Begin
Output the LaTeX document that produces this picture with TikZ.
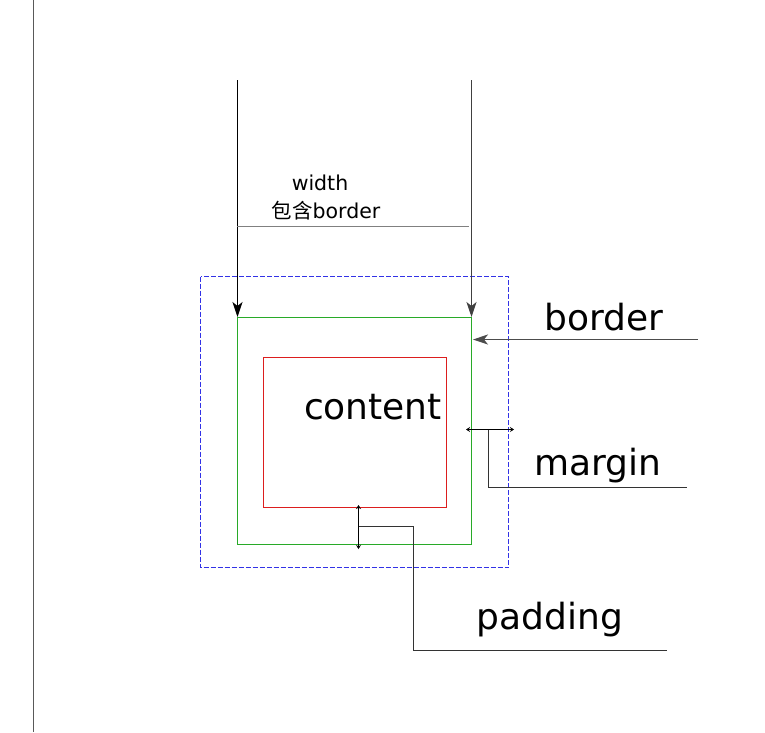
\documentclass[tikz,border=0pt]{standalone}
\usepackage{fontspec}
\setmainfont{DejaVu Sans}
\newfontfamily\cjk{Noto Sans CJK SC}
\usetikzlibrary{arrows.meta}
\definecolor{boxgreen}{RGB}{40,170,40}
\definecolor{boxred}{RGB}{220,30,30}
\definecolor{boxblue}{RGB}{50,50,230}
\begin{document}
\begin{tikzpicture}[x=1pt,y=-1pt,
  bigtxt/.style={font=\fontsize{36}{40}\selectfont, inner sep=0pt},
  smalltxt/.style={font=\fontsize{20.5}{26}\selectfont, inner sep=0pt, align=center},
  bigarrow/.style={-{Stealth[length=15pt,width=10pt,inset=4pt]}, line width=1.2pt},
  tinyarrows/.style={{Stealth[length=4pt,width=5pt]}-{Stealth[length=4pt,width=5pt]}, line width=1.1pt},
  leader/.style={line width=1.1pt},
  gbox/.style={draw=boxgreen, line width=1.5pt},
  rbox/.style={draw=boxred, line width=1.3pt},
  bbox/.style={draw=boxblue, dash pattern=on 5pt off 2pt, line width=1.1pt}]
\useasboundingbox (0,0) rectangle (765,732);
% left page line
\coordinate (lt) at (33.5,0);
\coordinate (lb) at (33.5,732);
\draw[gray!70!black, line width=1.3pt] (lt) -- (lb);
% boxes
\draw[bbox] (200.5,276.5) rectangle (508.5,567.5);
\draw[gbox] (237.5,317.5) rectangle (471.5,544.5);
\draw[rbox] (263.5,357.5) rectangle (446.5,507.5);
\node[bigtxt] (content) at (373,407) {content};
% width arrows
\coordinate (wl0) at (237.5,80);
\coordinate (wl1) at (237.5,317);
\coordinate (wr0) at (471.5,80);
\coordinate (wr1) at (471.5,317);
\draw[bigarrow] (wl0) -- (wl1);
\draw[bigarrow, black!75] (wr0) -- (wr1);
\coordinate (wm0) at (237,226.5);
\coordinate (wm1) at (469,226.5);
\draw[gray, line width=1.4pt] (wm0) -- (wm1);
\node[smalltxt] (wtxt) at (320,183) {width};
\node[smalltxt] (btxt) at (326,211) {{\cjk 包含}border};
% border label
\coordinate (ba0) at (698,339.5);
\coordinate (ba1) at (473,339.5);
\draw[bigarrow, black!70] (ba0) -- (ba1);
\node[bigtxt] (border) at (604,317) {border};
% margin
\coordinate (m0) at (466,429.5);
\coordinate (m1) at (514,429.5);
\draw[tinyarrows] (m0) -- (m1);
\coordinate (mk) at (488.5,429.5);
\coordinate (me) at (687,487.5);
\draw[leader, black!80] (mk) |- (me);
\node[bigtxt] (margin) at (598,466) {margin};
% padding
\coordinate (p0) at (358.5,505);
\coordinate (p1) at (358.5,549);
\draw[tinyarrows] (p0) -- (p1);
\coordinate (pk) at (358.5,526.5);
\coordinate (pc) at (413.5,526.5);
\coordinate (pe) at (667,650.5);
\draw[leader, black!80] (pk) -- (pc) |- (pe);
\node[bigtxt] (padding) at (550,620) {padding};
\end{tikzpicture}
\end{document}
End
Every line of the data above should be quoted exactly. Omit the pictures.

Output the LaTeX document that produces this picture with TikZ.
\documentclass[tikz,border=0pt]{standalone}
\usepackage{fontspec}
\setmainfont{DejaVu Sans}
\newfontfamily\cjk{Noto Sans CJK SC}
\usetikzlibrary{arrows.meta}
\definecolor{boxgreen}{RGB}{40,170,40}
\definecolor{boxred}{RGB}{220,30,30}
\definecolor{boxblue}{RGB}{50,50,230}
\begin{document}
\begin{tikzpicture}[x=1pt,y=-1pt,
  bigtxt/.style={font=\fontsize{36}{40}\selectfont, inner sep=0pt},
  smalltxt/.style={font=\fontsize{20.5}{26}\selectfont, inner sep=0pt, align=center},
  bigarrow/.style={-{Stealth[length=15pt,width=10pt,inset=4pt]}, line width=1.2pt},
  tinyarrows/.style={{Stealth[length=4pt,width=5pt]}-{Stealth[length=4pt,width=5pt]}, line width=1.1pt},
  leader/.style={line width=1.1pt},
  gbox/.style={draw=boxgreen, line width=1.5pt},
  rbox/.style={draw=boxred, line width=1.3pt},
  bbox/.style={draw=boxblue, dash pattern=on 5pt off 2pt, line width=1.1pt}]
\useasboundingbox (0,0) rectangle (765,732);
% left page line
\coordinate (lt) at (33.5,0);
\coordinate (lb) at (33.5,732);
\draw[gray!70!black, line width=1.3pt] (lt) -- (lb);
% boxes
\draw[bbox] (200.5,276.5) rectangle (508.5,567.5);
\draw[gbox] (237.5,317.5) rectangle (471.5,544.5);
\draw[rbox] (263.5,357.5) rectangle (446.5,507.5);
\node[bigtxt] (content) at (373,407) {content};
% width arrows
\coordinate (wl0) at (237.5,80);
\coordinate (wl1) at (237.5,317);
\coordinate (wr0) at (471.5,80);
\coordinate (wr1) at (471.5,317);
\draw[bigarrow] (wl0) -- (wl1);
\draw[bigarrow, black!75] (wr0) -- (wr1);
\coordinate (wm0) at (237,226.5);
\coordinate (wm1) at (469,226.5);
\draw[gray, line width=1.4pt] (wm0) -- (wm1);
\node[smalltxt] (wtxt) at (320,183) {width};
\node[smalltxt] (btxt) at (326,211) {{\cjk 包含}border};
% border label
\coordinate (ba0) at (698,339.5);
\coordinate (ba1) at (473,339.5);
\draw[bigarrow, black!70] (ba0) -- (ba1);
\node[bigtxt] (border) at (604,317) {border};
% margin
\coordinate (m0) at (466,429.5);
\coordinate (m1) at (514,429.5);
\draw[tinyarrows] (m0) -- (m1);
\coordinate (mk) at (488.5,429.5);
\coordinate (me) at (687,487.5);
\draw[leader, black!80] (mk) |- (me);
\node[bigtxt] (margin) at (598,466) {margin};
% padding
\coordinate (p0) at (358.5,505);
\coordinate (p1) at (358.5,549);
\draw[tinyarrows] (p0) -- (p1);
\coordinate (pk) at (358.5,526.5);
\coordinate (pc) at (413.5,526.5);
\coordinate (pe) at (667,650.5);
\draw[leader, black!80] (pk) -- (pc) |- (pe);
\node[bigtxt] (padding) at (550,620) {padding};
\end{tikzpicture}
\end{document}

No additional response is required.